The problem with President Obama’s us-vs.-them fairness campaign is that the Democratic technocracy that runs the redistributionist state is so deeply embedded within the One Percent that it is impossible to hide the hypocrisies. Today’s BigMoney is not the staid GM and IBM of the ’60s, but the hipper Wall Street and Silicon Valley where millionaires can still wear the same sort of clothes, listen to the same sort of music, and adopt the same sort of platitudes as the left-wing counterculture of Occupy Wall Street. Without that veneer of coolness, someone who milked Freddie, Fannie, or Citigroup would be reduced to an Enron- or Halliburton-style caricature.
This week we heard that consumer populist and Massachusetts Senate candidate Elizabeth Warren is, by both net worth and salary, part of the One Percent herself — as well as a past consultant to insurance companies seeking to avoid litigant claims.

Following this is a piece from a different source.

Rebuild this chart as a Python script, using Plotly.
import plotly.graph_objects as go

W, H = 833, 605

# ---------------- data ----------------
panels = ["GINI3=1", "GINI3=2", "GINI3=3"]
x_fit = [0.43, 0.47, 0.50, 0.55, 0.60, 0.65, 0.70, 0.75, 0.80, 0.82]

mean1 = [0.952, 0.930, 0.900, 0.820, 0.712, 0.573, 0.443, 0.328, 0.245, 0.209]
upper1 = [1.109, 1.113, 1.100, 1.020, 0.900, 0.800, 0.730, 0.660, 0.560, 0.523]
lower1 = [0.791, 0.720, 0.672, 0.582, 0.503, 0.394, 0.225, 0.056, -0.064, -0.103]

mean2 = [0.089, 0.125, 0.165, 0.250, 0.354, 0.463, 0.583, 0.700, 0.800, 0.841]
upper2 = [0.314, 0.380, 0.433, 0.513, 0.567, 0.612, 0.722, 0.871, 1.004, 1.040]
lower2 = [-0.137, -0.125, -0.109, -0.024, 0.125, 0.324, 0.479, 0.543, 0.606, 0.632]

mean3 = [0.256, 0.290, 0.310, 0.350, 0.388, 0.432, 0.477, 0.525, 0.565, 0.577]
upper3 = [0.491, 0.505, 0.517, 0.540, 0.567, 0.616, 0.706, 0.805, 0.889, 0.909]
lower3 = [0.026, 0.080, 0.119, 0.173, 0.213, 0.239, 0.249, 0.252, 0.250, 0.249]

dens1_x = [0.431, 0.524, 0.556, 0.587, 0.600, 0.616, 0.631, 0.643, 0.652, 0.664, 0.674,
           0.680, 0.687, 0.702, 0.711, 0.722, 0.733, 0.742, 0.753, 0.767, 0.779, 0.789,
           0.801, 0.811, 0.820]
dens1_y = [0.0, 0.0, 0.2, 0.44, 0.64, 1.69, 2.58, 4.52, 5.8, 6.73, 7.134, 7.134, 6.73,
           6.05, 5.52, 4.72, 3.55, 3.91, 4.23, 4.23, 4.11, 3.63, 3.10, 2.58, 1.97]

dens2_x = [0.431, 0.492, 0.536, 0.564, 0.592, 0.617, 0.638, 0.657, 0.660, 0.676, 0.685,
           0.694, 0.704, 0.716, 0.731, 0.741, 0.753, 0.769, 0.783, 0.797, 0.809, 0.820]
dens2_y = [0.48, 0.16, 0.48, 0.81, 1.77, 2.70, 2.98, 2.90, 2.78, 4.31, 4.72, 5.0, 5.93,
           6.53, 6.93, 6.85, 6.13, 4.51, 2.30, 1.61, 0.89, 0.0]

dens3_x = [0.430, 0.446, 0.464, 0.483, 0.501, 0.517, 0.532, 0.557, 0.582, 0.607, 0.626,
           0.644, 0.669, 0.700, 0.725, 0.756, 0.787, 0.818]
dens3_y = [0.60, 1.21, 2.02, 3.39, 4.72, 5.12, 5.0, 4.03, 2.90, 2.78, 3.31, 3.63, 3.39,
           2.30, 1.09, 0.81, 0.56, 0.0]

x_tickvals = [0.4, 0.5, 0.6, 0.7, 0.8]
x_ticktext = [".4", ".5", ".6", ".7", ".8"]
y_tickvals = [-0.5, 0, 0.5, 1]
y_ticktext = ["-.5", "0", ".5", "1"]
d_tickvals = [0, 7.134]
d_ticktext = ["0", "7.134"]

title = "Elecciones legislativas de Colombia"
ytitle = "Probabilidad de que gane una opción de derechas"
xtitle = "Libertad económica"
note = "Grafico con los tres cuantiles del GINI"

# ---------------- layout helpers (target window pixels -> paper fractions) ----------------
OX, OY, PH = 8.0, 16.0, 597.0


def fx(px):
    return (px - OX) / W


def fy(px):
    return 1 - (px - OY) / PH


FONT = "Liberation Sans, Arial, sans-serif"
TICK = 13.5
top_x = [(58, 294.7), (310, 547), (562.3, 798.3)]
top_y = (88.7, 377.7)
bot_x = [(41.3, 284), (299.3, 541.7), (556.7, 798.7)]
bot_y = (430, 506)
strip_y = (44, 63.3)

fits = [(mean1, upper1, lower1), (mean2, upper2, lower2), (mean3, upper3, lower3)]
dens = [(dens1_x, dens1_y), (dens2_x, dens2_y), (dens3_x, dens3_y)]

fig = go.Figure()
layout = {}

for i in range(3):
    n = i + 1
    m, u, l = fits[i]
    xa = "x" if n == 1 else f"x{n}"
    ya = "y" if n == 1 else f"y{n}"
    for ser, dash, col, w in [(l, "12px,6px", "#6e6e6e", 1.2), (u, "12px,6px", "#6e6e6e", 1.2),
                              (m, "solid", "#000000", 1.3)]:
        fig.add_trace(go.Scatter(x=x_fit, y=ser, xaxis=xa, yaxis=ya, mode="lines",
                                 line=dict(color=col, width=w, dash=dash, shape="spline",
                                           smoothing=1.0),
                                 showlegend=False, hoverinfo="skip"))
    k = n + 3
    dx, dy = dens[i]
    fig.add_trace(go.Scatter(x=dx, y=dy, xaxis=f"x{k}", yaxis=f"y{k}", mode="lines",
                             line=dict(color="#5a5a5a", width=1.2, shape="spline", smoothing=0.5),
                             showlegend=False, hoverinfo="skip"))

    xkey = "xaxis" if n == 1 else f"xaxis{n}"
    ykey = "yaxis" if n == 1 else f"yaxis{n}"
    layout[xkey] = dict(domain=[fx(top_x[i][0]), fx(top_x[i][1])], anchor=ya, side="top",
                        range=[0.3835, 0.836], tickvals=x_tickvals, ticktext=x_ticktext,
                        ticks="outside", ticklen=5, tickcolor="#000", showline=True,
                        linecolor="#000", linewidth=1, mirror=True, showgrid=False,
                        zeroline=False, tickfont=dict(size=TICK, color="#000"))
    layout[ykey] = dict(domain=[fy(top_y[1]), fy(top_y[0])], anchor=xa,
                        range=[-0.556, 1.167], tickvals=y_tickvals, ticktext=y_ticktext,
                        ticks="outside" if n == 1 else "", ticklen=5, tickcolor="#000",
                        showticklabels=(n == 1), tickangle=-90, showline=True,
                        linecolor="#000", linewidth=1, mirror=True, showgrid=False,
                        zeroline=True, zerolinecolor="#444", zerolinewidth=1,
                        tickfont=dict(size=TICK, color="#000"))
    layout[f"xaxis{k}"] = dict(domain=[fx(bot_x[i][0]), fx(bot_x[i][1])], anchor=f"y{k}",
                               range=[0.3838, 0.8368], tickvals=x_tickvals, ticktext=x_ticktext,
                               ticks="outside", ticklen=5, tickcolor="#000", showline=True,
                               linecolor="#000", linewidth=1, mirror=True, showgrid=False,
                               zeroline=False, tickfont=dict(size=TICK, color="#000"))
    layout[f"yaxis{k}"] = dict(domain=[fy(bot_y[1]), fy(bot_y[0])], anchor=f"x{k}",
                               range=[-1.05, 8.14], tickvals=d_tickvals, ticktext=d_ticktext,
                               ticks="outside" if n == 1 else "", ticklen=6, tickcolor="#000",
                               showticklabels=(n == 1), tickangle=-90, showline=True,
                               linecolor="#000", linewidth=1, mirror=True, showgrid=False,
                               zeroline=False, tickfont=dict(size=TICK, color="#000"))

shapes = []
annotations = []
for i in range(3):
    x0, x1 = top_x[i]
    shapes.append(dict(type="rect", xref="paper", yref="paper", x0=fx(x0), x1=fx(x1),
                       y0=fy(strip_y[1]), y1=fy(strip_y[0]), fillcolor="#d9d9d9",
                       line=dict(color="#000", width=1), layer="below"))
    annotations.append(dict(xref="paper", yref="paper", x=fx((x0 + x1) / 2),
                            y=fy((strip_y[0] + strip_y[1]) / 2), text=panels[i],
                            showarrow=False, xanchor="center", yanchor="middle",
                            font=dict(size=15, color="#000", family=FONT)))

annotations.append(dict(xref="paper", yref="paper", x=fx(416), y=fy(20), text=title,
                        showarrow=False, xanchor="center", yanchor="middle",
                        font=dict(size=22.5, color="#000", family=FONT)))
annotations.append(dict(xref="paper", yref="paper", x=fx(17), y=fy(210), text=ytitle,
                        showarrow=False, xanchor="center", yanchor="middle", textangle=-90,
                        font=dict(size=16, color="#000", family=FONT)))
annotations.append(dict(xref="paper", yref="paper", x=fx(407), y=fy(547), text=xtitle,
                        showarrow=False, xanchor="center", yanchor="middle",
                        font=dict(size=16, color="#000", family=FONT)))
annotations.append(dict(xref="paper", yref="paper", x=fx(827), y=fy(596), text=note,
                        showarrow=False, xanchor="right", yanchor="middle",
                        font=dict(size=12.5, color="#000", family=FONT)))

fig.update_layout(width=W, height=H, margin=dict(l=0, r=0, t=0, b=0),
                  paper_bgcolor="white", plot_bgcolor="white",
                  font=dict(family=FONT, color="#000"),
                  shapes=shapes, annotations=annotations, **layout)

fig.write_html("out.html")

All three of Barack Obama’s chiefs of staff were Wall Streeters; all three made their Wall Street millions in very little time; two had some sort of association with Freddie and Fannie. Peter Orszag of both OMB and Citigroup is emblematic of the technocratic class’s revolving door between “public service” and ever more enhanced billets back on Wall Street. And, fairly or not, even good handlers cannot keep Michelle Obama’s taste for the aristocratic life of high fashion out of the press.
The media that resonates Obama’s “fairness” attacks are One Percenters to the core, from Soros-subsidized blogs and think tanks to mega-salaried corporate news anchors. The epitome of all this is the business model of Arianna Huffington — low or no pay for writers, trendy liberal celebrity spotlight appearances, and tabloid photographic gossip — which turns a “progressive” blog into a corporate-bought-out bonanza that will earn AOL very little and Ms. Huffington quite a lot.